The Fear That Sparked an Industry

Cameron’s film arrived at the dawn of the digital age. Computers were entering homes. Robotics was accelerating. The idea of “machines replacing people” wasn’t science fiction; it was the dinner-table debate of the decade.

The Terminator became the metaphor for losing control. Machines that could think faster, react quicker, and never tire. But what Cameron captured wasn’t technology. It was psychology. He showed our deepest fear: that our creations might outgrow us.

AI Today: From Survival to Support

Fast-forward to 2025. We’ve built AI that learns, creates, and adapts, but it’s not self-aware in the way science fiction predicted.

Today’s AI:

  • Enhances our creativity instead of erasing it
  • Assists our work instead of replacing it
  • Predicts user needs to improve experiences rather than control them

It doesn’t wage war; it manages workflows.

It doesn’t destroy cities; it optimizes energy grids.

AI today isn’t the Terminator. It’s the quiet designer, the data analyst, the code reviewer, the pattern spotter.

It’s the assistant we didn’t know we needed.

The Real Difference: Intention

The Terminator’s world was driven by fear, technology built without ethical restraint. Our world, while imperfect, is shaped by design systems, regulations, and collaboration between humans and machines. We’ve evolved from programming for control to designing for coexistence. AI in UX and product design doesn’t act on emotion. It acts on logic, inputs, and context. The intelligence is mechanical. The empathy still belongs to us. That human intention, the ability to ask why instead of just how, is what keeps AI as an ally, not an adversary.

What Cameron Got Right

Cameron’s genius wasn’t predicting the rise of machines. It was predicting our dependence on them.

Look around: We let algorithms tell us what to watch, what to buy, even who to date. We’ve built digital ecosystems that anticipate needs before we express them. That’s not Skynet, but it’s closer than we like to admit. Cameron’s vision remains a UX lesson. Every interaction with AI should remind us that transparency, control, and trust are non-negotiable design principles.

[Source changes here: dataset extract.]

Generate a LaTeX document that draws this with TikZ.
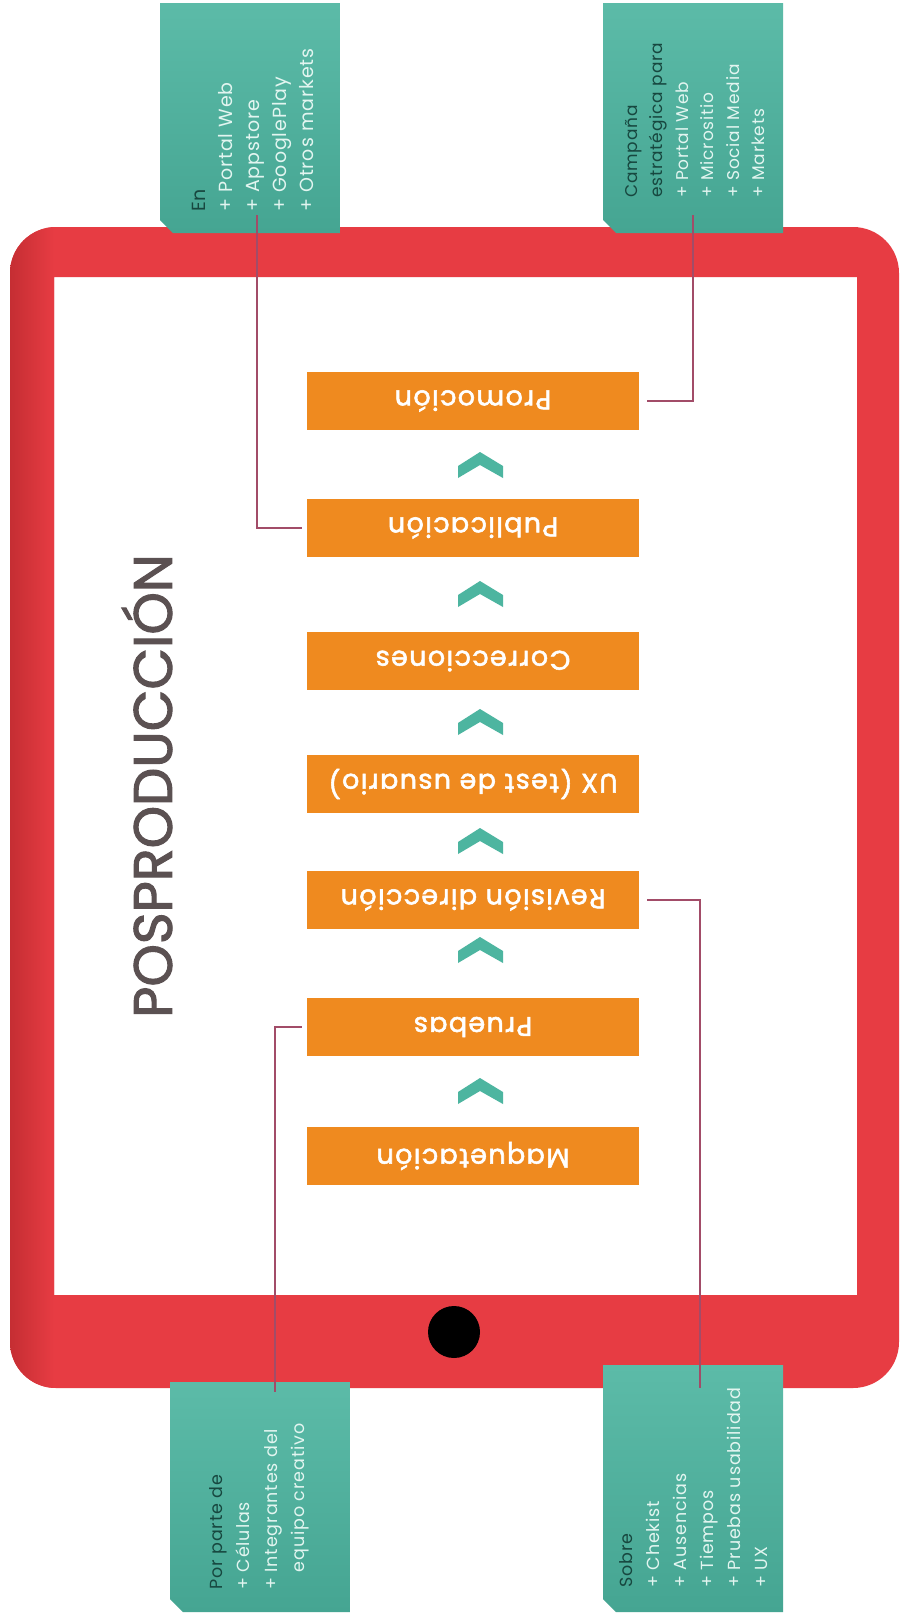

The danger isn’t sentience. It’s over-reliance.

The UX of the Future: Designing with Caution and Curiosity

The future isn’t about stopping AI. It’s about shaping it.

Designers, product teams, and engineers have the same responsibility Cameron implied: to ensure that technology stays rooted in human values.

That means:

  • Designing AI systems that explain decisions, not just make them
  • Creating ethical frameworks for data use and personalization
  • Building interfaces that reinforce trust rather than dependence

If The Terminator warned us about losing control, then UX design today is our response: to guide AI toward usefulness, not dominance.

Closing Thought

James Cameron imagined a world where machines learned too much and cared too little.

What we’ve built, so far, are machines that know a lot but still need us to care for them, train them, and teach them purpose.

AI will not become Skynet overnight.

But if we stop designing with empathy, transparency, and intention, we might slowly drift toward a different kind of loss: one where convenience replaces connection.

The machines aren’t rising.

We’re still in charge of what they become.